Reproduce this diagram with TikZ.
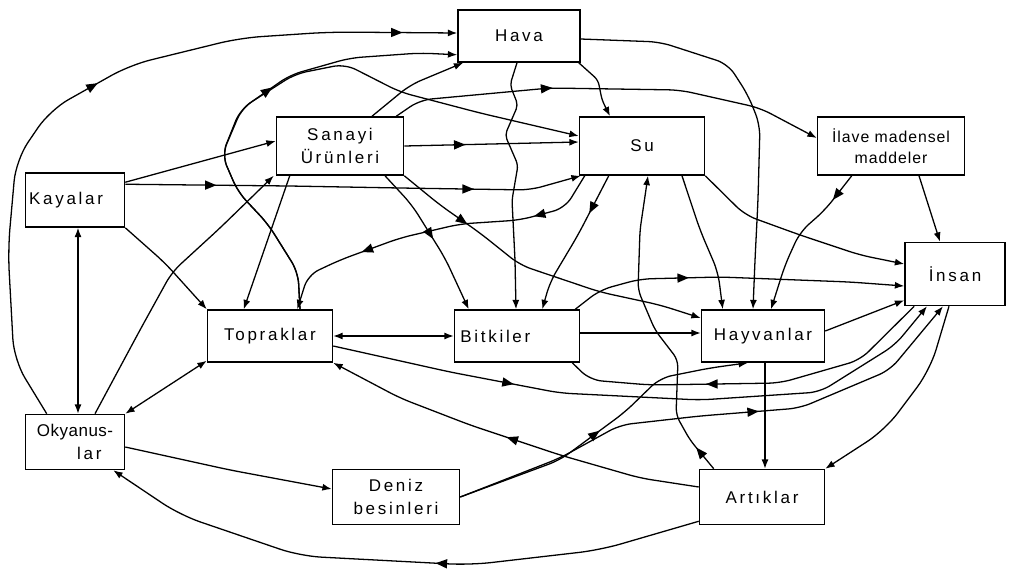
\documentclass[tikz,border=0pt]{standalone}
\usepackage{fontspec}
\setmainfont{Liberation Sans}[LetterSpace=16]
\usetikzlibrary{arrows.meta,calc,shapes.geometric,backgrounds}
\tikzset{
 box/.style={draw, line width=1.3pt, fill=white, inner sep=3pt, font=\fontsize{14.5}{19}\selectfont, align=center},
 ln/.style={line width=1.1pt, rounded corners=10pt},
 arr/.style={ln, -{Latex[length=8pt,width=6pt]}},
 barr/.style={ln, {Latex[length=8pt,width=6pt]}-{Latex[length=8pt,width=6pt]}},
 midtri/.style={sharp corners, sloped, allow upside down, isosceles triangle, isosceles triangle apex angle=45, fill=black, draw=none, inner sep=2.2pt, minimum size=0pt},
}
\begin{document}
\begin{tikzpicture}[x=0.03cm,y=-0.03cm]
\useasboundingbox (0,0) rectangle (1011,576);
% nodes
\node[box, minimum width=3.66cm, minimum height=1.56cm] (hava) at (519,36) {Hava};
\node[box, minimum width=3.81cm, minimum height=1.74cm] (san) at (340,146) {Sanayi\\Ürünleri};
\node[box, minimum width=3.75cm, minimum height=1.74cm] (su) at (642,146) {Su};
\node[box, minimum width=4.41cm, minimum height=1.74cm, inner sep=1pt, font=\fontsize{13.5}{18}\selectfont] (ila) at (891,146) {\addfontfeature{LetterSpace=6}İlave madensel\\\addfontfeature{LetterSpace=6}maddeler};
\node[box, minimum width=2.97cm, minimum height=1.62cm, text width=2.75cm, align=left] (kay) at (75,200) {Kayalar};
\node[box, minimum width=3.0cm, minimum height=1.89cm] (ins) at (955,274) {İnsan};
\node[box, minimum width=3.75cm, minimum height=1.56cm] (top) at (270,336) {Topraklar};
\node[box, minimum width=3.75cm, minimum height=1.56cm, text width=3.4cm, align=left] (bit) at (517,336) {Bitkiler};
\node[box, minimum width=3.69cm, minimum height=1.56cm] (hay) at (763,336) {Hayvanlar};
\node[box, minimum width=2.97cm, minimum height=1.65cm, align=right, inner sep=1pt] (ok) at (75,442) {\addfontfeature{LetterSpace=3}Okyanus-\\lar\hspace*{0.35cm}};
\node[box, minimum width=3.81cm, minimum height=1.65cm] (den) at (396,497) {Deniz\\besinleri};
\node[box, minimum width=3.75cm, minimum height=1.65cm] (art) at (762,497) {Artıklar};

\begin{pgfonlayer}{background}
% Okyanuslar -> Hava (outer arc)
\draw[arr, rounded corners=18pt] ($(ok.north west)+(22,0)$) -- (14,360) -- (8,250) -- (16,160) -- (50,110) -- node[midtri]{} (130,65) -- (240,38) -- (330,32) -- node[midtri]{} ($(hava.west)+(0,-3)$);
% Topraklar -> Hava
\draw[arr] ($(top.north)+(30,0)$) -- (298,272) -- (268,224) -- (238,192) -- (222,155) -- (240,110) -- node[midtri]{} (290,75) -- (350,58) -- (420,53) -- ($(hava.south west)+(0,-8)$);
% Topraklar -> Su
\draw[arr] ($(top.north)+(30,0)$) -- (298,272) -- (268,224) -- (238,192) -- (222,155) -- (242,108) -- (295,74) -- (345,64) -- (400,92) -- (480,113) -- ($(su.west)+(0,-10)$);
% Kayalar -> Sanayi
\draw[arr] ($(kay.north east)+(0,10)$) -- ($(san.west)+(0,-5)$);
% Kayalar -> Su
\draw[arr] ($(kay.north east)+(0,12)$) -- node[midtri]{} (290,186) -- (400,188) -- node[midtri]{} (530,190) -- ($(su.south west)+(2,0)$);
% Kayalar -> Topraklar
\draw[arr] (kay.south east) -- (165,263) -- (top.north west);
% Kayalar <-> Okyanuslar
\draw[barr] ($(kay.south)+(3,0)$) -- ($(ok.north)+(3,0)$);
% Okyanuslar -> Sanayi
\draw[arr] ($(ok.north)+(20,0)$) -- (140,330) -- (172,272) -- (220,228) -- ($(san.south west)+(-2,0)$);
% Topraklar <-> Okyanuslar
\draw[barr] ($(top.south west)+(0,-2)$) -- (ok.north east);
% Okyanuslar -> Deniz besinleri
\draw[arr] ($(ok.east)+(0,5)$) -- (230,470) -- ($(den.west)+(0,-8)$);
% Artiklar -> Okyanuslar
\draw[arr, rounded corners=18pt] ($(art.south west)+(0,-4)$) -- (600,550) -- (470,565) -- node[midtri, pos=0.15]{} (300,556) -- (180,515) -- ($(ok.south east)+(-12,0)$);
% Deniz besinleri -> Hayvanlar
\draw[arr] (den.east) -- (560,460) -- node[midtri]{} (625,412) -- (660,378) -- (710,368) -- ($(hay.south)+(-15,0)$);
% Deniz besinleri -> Insan
\draw[arr] (den.east) -- (560,458) -- (620,425) -- (700,416) -- node[midtri]{} (800,408) -- (890,370) -- ($(ins.south)+(-12,0)$);
% Artiklar -> Topraklar
\draw[arr] ($(art.west)+(0,-10)$) -- (640,478) -- (560,455) -- node[midtri]{} (470,425) -- (400,398) -- (top.south east);
% Topraklar -> Insan
\draw[arr] ($(top.east)+(0,10)$) -- (450,372) -- node[midtri]{} (560,393) -- (700,400) -- (820,392) -- (895,345) -- ($(ins.south)+(-28,0)$);
% Insan -> Bitkiler
\draw[ln] ($(ins.south west)+(10,0)$) -- (860,360) -- (780,383) -- node[midtri]{} (650,385) -- (590,380) -- ($(bit.south east)+(-8,0)$);
% Topraklar <-> Bitkiler
\draw[barr] (top.east) -- (bit.west);
% Bitkiler -> Hayvanlar
\draw[arr] ($(bit.east)+(0,-3)$) -- ($(hay.west)+(0,-3)$);
% Hayvanlar -> Insan
\draw[arr] ($(hay.east)+(0,-5)$) -- ($(ins.south west)+(0,-6)$);
% Hayvanlar -> Artiklar
\draw[arr] ($(hay.south)+(2,0)$) -- ($(art.north)+(3,0)$);
% Insan -> Artiklar
\draw[arr, rounded corners=18pt] ($(ins.south)+(-6,0)$) -- (930,370) -- (885,430) -- (art.north east);
% Hava -> Bitkiler
\draw[arr, rounded corners=4pt] ($(hava.south)+(-2,0)$) -- (510,85) -- (518,105) -- (505,135) -- (518,165) -- (512,200) -- (515,260) -- ($(bit.north)+(-1,0)$);
% Hava -> Su
\draw[arr, rounded corners=4pt] ($(hava.south east)+(-2,0)$) -- (598,80) -- (602,100) -- ($(su.north)+(-32,0)$);
% Hava -> Hayvanlar
\draw[arr] ($(hava.east)+(0,3)$) -- (660,42) -- (728,64) -- (748,95) -- (760,125) -- (758,200) -- (755,260) -- ($(hay.north)+(-10,0)$);
% Sanayi -> Ilave madensel maddeler
\draw[arr] ($(san.north east)+(-8,0)$) -- (420,100) -- node[midtri, pos=0.95]{} (550,88) -- (680,90) -- (760,108) -- ($(ila.west)+(0,-8)$);
% Sanayi -> Hava
\draw[arr] ($(san.north)+(32,0)$) -- (410,85) -- ($(hava.south west)+(6,0)$);
% Ilave -> Insan
\draw[arr] ($(ila.south)+(28,0)$) -- ($(ins.north)+(-15,0)$);
% Ilave -> Hayvanlar
\draw[arr] ($(ila.south west)+(35,0)$) -- node[midtri]{} (825,210) -- (800,232) -- (785,265) -- ($(hay.north)+(8,0)$);
% Su -> Insan
\draw[arr] (su.south east) -- (745,215) -- (800,235) -- (860,255) -- ($(ins.west)+(0,-10)$);
% Su -> Hayvanlar
\draw[arr] ($(su.south)+(40,0)$) -- (700,230) -- (718,272) -- ($(hay.north west)+(22,0)$);
% Su -> Bitkiler
\draw[arr] ($(su.south west)+(30,0)$) -- node[midtri]{} (578,235) -- (550,282) -- ($(bit.north east)+(-38,0)$);
% Su -> Topraklar
\draw[arr] ($(su.south west)+(6,0)$) -- (565,208) -- node[midtri]{} (520,220) -- (460,224) -- (400,238) -- node[midtri]{} (340,260) -- (308,275) -- ($(top.north east)+(-36,0)$);
% Sanayi -> Su
\draw[arr] (san.east) -- node[midtri, pos=0.3]{} ($(su.west)+(0,-4)$);
% Sanayi -> Bitkiler
\draw[arr] ($(san.south)+(45,0)$) -- (412,205) -- node[midtri]{} (445,258) -- ($(bit.north west)+(15,0)$);
% Sanayi -> Topraklar
\draw[arr] ($(san.south west)+(14,0)$) -- ($(top.north west)+(37,0)$);
% Sanayi -> Hayvanlar
\draw[arr] (san.south east) -- (440,205) -- node[midtri]{} (480,233) -- (520,265) -- (600,292) -- (660,305) -- ($(hay.west)+(0,-18)$);
% Artiklar -> Su
\draw[arr, rounded corners=6pt] ($(art.north west)+(15,0)$) -- node[midtri]{} (690,440) -- (676,415) -- (678,360) -- (655,330) -- (638,290) -- (640,230) -- ($(su.south)+(6,0)$);
% Bitkiler -> Insan
\draw[arr] ($(bit.north east)+(-5,0)$) -- (600,290) -- (640,279) -- node[midtri]{} (720,277) -- (850,282) -- ($(ins.west)+(0,12)$);
\end{pgfonlayer}
\end{tikzpicture}
\end{document}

▶ What is needed:
Set the lines above down again, word for word, from the first through the one containing "width=3.75cm, minimum height=1.65cm]"; pictures excluded.

▶ Task answer:
Reproduce this diagram with TikZ.
\documentclass[tikz,border=0pt]{standalone}
\usepackage{fontspec}
\setmainfont{Liberation Sans}[LetterSpace=16]
\usetikzlibrary{arrows.meta,calc,shapes.geometric,backgrounds}
\tikzset{
 box/.style={draw, line width=1.3pt, fill=white, inner sep=3pt, font=\fontsize{14.5}{19}\selectfont, align=center},
 ln/.style={line width=1.1pt, rounded corners=10pt},
 arr/.style={ln, -{Latex[length=8pt,width=6pt]}},
 barr/.style={ln, {Latex[length=8pt,width=6pt]}-{Latex[length=8pt,width=6pt]}},
 midtri/.style={sharp corners, sloped, allow upside down, isosceles triangle, isosceles triangle apex angle=45, fill=black, draw=none, inner sep=2.2pt, minimum size=0pt},
}
\begin{document}
\begin{tikzpicture}[x=0.03cm,y=-0.03cm]
\useasboundingbox (0,0) rectangle (1011,576);
% nodes
\node[box, minimum width=3.66cm, minimum height=1.56cm] (hava) at (519,36) {Hava};
\node[box, minimum width=3.81cm, minimum height=1.74cm] (san) at (340,146) {Sanayi\\Ürünleri};
\node[box, minimum width=3.75cm, minimum height=1.74cm] (su) at (642,146) {Su};
\node[box, minimum width=4.41cm, minimum height=1.74cm, inner sep=1pt, font=\fontsize{13.5}{18}\selectfont] (ila) at (891,146) {\addfontfeature{LetterSpace=6}İlave madensel\\\addfontfeature{LetterSpace=6}maddeler};
\node[box, minimum width=2.97cm, minimum height=1.62cm, text width=2.75cm, align=left] (kay) at (75,200) {Kayalar};
\node[box, minimum width=3.0cm, minimum height=1.89cm] (ins) at (955,274) {İnsan};
\node[box, minimum width=3.75cm, minimum height=1.56cm] (top) at (270,336) {Topraklar};
\node[box, minimum width=3.75cm, minimum height=1.56cm, text width=3.4cm, align=left] (bit) at (517,336) {Bitkiler};
\node[box, minimum width=3.69cm, minimum height=1.56cm] (hay) at (763,336) {Hayvanlar};
\node[box, minimum width=2.97cm, minimum height=1.65cm, align=right, inner sep=1pt] (ok) at (75,442) {\addfontfeature{LetterSpace=3}Okyanus-\\lar\hspace*{0.35cm}};
\node[box, minimum width=3.81cm, minimum height=1.65cm] (den) at (396,497) {Deniz\\besinleri};
\node[box, minimum width=3.75cm, minimum height=1.65cm] (art) at (762,497) {Artıklar};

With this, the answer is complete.